Here is the task for the listing below: output exactly the lines from the one containing "Write the TikZ code for this diagram." through the one containing "(0,0) rectangle (1199,710);", and leave out the pictures.

* Rows:
— begin —
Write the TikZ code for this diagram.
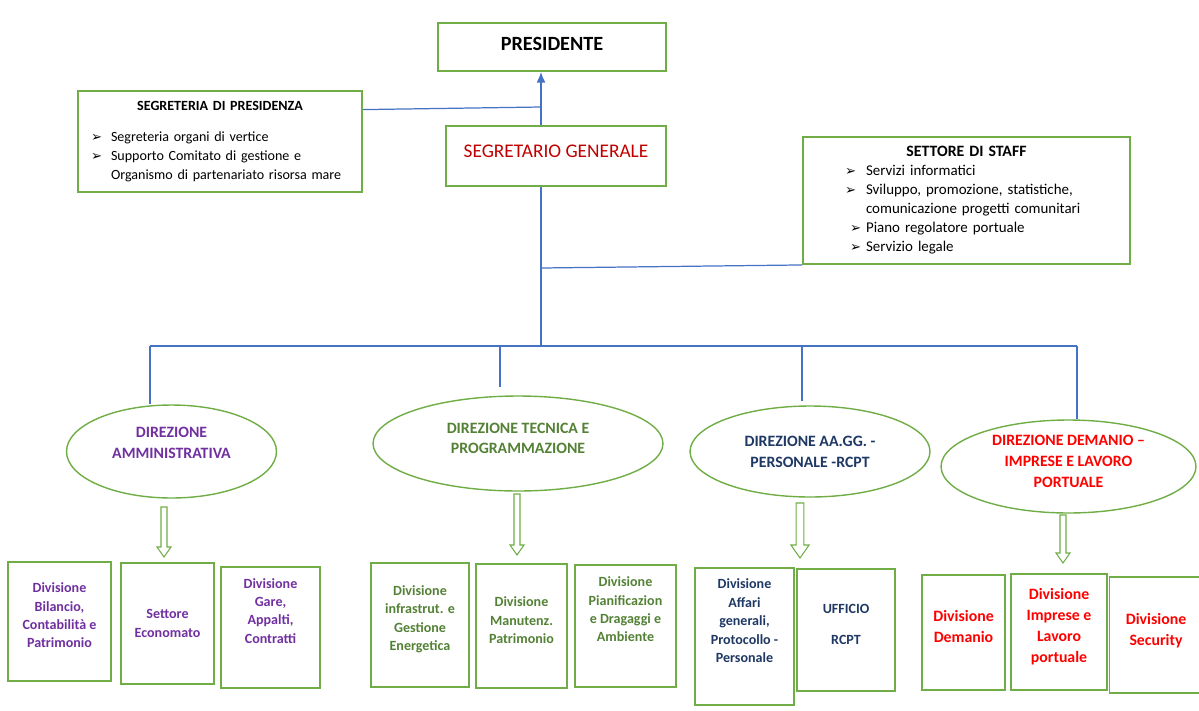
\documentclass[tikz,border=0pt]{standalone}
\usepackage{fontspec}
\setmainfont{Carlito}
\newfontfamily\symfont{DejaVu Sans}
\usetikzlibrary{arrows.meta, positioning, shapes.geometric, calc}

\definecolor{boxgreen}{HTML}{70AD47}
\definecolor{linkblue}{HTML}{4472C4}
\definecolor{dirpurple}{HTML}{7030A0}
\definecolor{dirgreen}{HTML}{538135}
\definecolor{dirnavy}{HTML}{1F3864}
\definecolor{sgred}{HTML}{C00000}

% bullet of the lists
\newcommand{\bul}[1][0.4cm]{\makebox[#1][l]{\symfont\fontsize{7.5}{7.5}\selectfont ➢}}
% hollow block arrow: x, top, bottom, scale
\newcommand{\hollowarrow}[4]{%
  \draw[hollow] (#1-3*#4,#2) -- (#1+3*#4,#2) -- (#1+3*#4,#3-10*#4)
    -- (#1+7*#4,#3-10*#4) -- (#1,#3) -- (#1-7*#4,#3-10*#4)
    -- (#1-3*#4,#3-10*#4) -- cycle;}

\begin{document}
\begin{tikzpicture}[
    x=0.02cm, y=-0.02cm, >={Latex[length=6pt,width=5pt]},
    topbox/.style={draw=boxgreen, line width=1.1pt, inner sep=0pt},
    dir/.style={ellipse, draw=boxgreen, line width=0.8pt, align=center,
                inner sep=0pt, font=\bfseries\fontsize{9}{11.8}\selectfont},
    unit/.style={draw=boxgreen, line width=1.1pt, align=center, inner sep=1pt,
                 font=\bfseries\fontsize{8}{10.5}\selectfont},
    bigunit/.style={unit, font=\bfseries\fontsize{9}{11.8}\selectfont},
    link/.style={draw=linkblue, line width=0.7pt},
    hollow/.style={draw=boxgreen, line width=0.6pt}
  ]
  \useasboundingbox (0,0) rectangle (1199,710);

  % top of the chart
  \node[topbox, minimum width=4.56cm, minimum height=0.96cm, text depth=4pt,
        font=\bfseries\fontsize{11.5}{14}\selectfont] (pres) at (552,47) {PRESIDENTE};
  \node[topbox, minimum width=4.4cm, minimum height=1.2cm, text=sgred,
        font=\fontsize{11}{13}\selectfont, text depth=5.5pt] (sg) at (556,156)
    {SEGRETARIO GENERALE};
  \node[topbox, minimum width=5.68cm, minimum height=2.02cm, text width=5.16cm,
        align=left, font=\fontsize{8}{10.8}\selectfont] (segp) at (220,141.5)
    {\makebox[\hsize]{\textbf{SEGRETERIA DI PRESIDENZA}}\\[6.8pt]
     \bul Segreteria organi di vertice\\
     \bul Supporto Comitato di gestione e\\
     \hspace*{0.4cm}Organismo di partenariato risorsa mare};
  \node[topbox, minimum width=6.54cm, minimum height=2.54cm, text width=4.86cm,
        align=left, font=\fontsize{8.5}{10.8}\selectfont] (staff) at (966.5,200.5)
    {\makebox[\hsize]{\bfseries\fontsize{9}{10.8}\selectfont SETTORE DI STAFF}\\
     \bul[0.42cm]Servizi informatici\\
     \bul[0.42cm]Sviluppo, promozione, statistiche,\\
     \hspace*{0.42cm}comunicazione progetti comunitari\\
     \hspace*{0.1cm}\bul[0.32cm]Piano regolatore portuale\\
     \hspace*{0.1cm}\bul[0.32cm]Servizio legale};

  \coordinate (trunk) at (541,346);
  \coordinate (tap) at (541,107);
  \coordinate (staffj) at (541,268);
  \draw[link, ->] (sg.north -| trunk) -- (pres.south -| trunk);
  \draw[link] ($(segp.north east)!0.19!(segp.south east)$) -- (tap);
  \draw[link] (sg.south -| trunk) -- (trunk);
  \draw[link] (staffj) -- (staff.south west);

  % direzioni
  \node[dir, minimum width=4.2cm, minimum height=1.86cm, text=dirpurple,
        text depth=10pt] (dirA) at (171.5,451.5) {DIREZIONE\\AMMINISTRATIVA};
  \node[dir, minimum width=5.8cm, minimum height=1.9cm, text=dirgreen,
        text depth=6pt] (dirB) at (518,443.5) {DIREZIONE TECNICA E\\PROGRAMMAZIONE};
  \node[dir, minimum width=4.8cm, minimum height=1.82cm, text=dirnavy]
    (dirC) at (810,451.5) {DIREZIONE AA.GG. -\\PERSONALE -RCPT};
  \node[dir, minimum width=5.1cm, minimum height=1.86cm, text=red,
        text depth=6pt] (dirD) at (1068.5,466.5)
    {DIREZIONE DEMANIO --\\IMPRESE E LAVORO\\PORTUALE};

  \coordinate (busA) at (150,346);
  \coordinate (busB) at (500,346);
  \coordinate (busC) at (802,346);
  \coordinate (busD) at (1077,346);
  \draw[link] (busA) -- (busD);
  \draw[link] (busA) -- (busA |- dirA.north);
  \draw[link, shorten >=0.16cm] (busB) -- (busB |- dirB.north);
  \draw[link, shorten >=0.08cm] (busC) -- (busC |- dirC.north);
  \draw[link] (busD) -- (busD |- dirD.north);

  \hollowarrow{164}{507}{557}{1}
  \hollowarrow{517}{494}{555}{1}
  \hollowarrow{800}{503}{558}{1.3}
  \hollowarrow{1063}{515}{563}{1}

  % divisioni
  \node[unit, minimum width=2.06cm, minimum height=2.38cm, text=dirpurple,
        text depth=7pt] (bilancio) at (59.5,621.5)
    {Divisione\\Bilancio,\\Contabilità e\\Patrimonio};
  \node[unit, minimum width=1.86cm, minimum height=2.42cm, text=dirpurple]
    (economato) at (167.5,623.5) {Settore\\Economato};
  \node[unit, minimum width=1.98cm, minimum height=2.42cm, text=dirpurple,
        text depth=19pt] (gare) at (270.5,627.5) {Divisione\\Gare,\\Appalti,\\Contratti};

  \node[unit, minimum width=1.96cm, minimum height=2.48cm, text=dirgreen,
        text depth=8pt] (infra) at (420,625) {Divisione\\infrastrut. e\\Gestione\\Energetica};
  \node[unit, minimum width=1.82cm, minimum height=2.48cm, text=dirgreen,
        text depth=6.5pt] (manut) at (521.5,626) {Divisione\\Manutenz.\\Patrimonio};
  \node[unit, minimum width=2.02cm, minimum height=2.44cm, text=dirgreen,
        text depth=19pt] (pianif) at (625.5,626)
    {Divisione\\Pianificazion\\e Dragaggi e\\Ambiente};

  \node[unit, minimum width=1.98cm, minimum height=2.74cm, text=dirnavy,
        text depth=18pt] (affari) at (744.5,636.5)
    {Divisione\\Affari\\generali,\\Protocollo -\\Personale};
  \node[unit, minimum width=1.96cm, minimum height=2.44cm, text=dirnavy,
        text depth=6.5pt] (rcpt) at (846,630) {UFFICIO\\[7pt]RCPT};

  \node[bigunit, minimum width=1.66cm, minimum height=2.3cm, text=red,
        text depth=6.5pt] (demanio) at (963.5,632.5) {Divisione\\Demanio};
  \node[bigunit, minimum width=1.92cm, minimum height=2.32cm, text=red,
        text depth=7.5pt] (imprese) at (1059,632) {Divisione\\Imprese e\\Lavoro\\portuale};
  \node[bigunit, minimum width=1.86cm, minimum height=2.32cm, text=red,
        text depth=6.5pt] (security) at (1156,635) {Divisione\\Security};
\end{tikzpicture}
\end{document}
— end —
— begin —
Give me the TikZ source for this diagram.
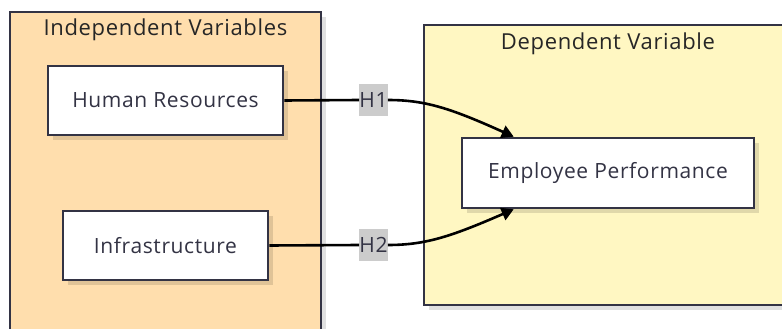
— end —
* Exercise output:
Write the TikZ code for this diagram.
\documentclass[tikz,border=0pt]{standalone}
\usepackage{fontspec}
\setmainfont{Carlito}
\newfontfamily\symfont{DejaVu Sans}
\usetikzlibrary{arrows.meta, positioning, shapes.geometric, calc}

\definecolor{boxgreen}{HTML}{70AD47}
\definecolor{linkblue}{HTML}{4472C4}
\definecolor{dirpurple}{HTML}{7030A0}
\definecolor{dirgreen}{HTML}{538135}
\definecolor{dirnavy}{HTML}{1F3864}
\definecolor{sgred}{HTML}{C00000}

% bullet of the lists
\newcommand{\bul}[1][0.4cm]{\makebox[#1][l]{\symfont\fontsize{7.5}{7.5}\selectfont ➢}}
% hollow block arrow: x, top, bottom, scale
\newcommand{\hollowarrow}[4]{%
  \draw[hollow] (#1-3*#4,#2) -- (#1+3*#4,#2) -- (#1+3*#4,#3-10*#4)
    -- (#1+7*#4,#3-10*#4) -- (#1,#3) -- (#1-7*#4,#3-10*#4)
    -- (#1-3*#4,#3-10*#4) -- cycle;}

\begin{document}
\begin{tikzpicture}[
    x=0.02cm, y=-0.02cm, >={Latex[length=6pt,width=5pt]},
    topbox/.style={draw=boxgreen, line width=1.1pt, inner sep=0pt},
    dir/.style={ellipse, draw=boxgreen, line width=0.8pt, align=center,
                inner sep=0pt, font=\bfseries\fontsize{9}{11.8}\selectfont},
    unit/.style={draw=boxgreen, line width=1.1pt, align=center, inner sep=1pt,
                 font=\bfseries\fontsize{8}{10.5}\selectfont},
    bigunit/.style={unit, font=\bfseries\fontsize{9}{11.8}\selectfont},
    link/.style={draw=linkblue, line width=0.7pt},
    hollow/.style={draw=boxgreen, line width=0.6pt}
  ]
  \useasboundingbox (0,0) rectangle (1199,710);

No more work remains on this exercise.